Records for processing

============

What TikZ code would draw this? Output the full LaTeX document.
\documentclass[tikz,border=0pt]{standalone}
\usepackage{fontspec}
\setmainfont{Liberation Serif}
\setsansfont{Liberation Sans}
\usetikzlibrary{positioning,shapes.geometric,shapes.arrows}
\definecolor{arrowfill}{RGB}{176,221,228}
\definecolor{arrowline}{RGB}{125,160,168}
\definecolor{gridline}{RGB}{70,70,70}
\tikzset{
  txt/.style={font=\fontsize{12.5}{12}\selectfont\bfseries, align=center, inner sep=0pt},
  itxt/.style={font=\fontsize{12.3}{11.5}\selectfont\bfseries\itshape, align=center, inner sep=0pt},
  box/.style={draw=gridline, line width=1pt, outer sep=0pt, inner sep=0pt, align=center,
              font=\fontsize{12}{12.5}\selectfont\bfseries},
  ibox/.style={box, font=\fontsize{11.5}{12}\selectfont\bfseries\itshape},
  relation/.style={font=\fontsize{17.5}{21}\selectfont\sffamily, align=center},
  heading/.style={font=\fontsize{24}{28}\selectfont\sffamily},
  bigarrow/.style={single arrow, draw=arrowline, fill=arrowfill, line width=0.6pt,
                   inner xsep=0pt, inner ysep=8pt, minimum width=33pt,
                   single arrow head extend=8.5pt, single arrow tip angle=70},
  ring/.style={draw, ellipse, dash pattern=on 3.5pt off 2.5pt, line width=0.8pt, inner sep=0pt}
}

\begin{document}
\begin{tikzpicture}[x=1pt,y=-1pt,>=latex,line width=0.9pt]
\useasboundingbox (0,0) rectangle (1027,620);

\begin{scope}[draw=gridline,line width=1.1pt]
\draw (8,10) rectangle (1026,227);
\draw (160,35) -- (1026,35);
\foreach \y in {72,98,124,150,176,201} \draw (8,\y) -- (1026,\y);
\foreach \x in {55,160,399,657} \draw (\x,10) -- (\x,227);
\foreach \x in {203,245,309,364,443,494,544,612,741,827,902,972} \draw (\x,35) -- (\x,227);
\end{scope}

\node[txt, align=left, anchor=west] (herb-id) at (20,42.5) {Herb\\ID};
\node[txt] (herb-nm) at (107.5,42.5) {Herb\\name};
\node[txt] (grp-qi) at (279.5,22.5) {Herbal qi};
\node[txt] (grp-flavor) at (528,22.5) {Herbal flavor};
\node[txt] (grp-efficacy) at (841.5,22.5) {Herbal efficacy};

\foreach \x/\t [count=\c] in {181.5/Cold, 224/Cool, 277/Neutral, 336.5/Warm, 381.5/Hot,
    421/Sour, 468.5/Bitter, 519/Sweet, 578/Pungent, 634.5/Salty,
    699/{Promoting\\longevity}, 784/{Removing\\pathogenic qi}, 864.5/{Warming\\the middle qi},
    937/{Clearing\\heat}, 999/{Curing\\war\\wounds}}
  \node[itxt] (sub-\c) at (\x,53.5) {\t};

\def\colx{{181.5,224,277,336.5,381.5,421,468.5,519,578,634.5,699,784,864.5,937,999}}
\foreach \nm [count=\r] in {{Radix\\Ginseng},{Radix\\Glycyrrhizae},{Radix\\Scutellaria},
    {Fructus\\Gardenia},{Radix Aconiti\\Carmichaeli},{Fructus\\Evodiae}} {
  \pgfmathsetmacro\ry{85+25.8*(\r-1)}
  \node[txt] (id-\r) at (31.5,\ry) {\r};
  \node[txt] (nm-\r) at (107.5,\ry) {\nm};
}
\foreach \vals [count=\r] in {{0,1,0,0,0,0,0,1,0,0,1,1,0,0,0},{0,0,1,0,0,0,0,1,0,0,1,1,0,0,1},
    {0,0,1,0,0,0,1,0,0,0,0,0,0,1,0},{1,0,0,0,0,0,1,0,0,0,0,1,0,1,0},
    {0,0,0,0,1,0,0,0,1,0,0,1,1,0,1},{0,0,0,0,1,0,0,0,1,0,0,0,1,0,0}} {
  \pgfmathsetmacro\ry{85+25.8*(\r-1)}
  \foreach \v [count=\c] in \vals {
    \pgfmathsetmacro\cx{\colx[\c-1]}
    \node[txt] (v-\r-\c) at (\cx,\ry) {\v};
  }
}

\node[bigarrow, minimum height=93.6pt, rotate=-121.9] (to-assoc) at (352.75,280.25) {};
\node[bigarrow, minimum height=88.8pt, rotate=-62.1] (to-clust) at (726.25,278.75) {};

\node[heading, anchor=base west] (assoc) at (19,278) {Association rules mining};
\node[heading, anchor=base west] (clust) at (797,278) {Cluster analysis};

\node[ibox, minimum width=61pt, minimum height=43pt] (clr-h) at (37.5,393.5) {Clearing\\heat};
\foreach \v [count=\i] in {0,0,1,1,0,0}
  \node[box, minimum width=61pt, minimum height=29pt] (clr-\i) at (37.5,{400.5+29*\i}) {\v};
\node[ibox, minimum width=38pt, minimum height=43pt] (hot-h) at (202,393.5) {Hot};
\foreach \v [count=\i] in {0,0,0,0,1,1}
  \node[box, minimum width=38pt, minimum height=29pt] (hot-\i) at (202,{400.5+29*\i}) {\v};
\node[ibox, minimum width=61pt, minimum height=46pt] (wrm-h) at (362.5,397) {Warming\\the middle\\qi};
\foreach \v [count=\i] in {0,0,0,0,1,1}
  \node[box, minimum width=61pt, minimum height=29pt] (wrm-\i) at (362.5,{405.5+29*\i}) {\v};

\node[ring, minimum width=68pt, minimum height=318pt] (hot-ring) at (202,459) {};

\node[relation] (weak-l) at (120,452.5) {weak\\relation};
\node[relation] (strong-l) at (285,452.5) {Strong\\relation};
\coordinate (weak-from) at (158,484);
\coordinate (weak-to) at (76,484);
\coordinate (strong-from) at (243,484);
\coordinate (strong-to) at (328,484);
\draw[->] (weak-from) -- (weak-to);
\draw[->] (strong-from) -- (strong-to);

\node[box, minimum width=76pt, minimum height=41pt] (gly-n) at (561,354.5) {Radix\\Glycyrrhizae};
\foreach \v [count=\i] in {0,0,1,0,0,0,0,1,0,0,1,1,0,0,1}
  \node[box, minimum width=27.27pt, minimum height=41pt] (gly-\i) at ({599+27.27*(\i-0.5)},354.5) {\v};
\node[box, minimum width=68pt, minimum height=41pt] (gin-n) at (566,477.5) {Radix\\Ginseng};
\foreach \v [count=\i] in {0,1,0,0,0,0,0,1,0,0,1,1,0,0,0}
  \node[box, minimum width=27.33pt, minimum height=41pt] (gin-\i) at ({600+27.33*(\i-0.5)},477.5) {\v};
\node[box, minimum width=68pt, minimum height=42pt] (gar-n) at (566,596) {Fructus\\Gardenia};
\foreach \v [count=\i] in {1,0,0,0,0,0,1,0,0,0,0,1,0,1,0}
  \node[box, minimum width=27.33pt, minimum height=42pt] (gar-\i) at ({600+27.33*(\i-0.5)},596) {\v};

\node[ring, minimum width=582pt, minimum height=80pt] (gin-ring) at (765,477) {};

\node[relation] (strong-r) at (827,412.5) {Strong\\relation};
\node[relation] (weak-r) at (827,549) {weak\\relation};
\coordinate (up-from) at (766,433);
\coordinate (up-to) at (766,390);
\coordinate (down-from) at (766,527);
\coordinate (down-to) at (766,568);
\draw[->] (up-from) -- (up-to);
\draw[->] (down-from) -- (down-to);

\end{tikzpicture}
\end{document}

============

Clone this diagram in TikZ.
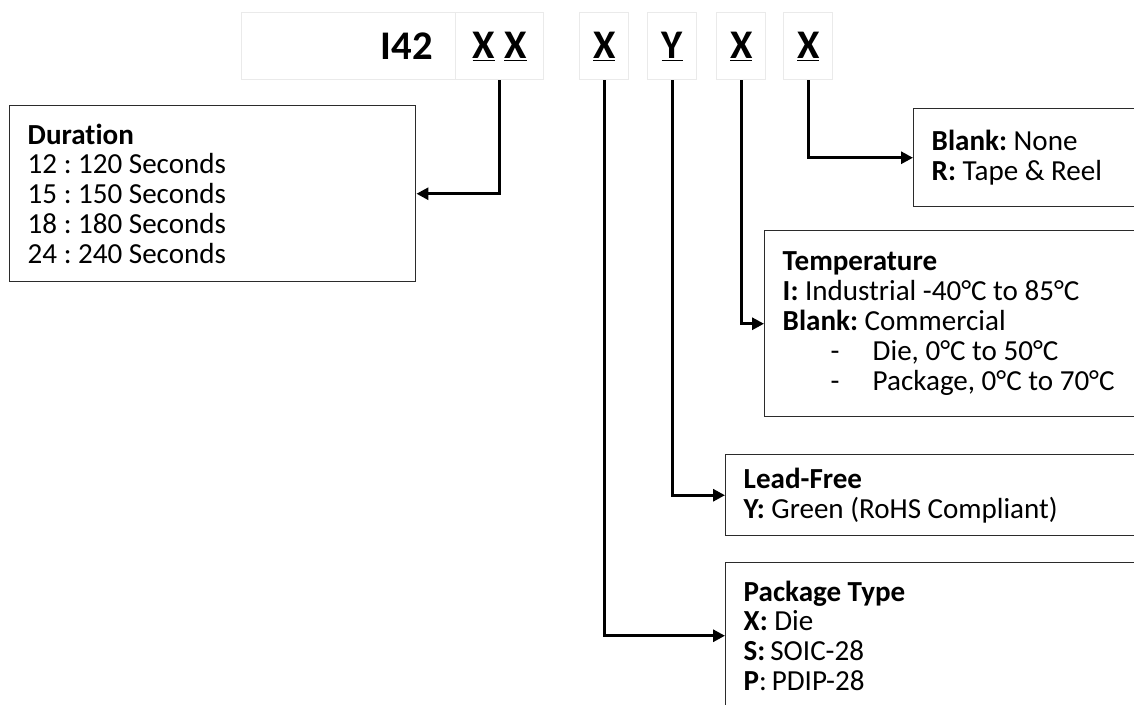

============

Exercise aim
Pull every line containing "this" from the data.

Problem solution
What TikZ code would draw this? Output the full LaTeX document.
Clone this diagram in TikZ.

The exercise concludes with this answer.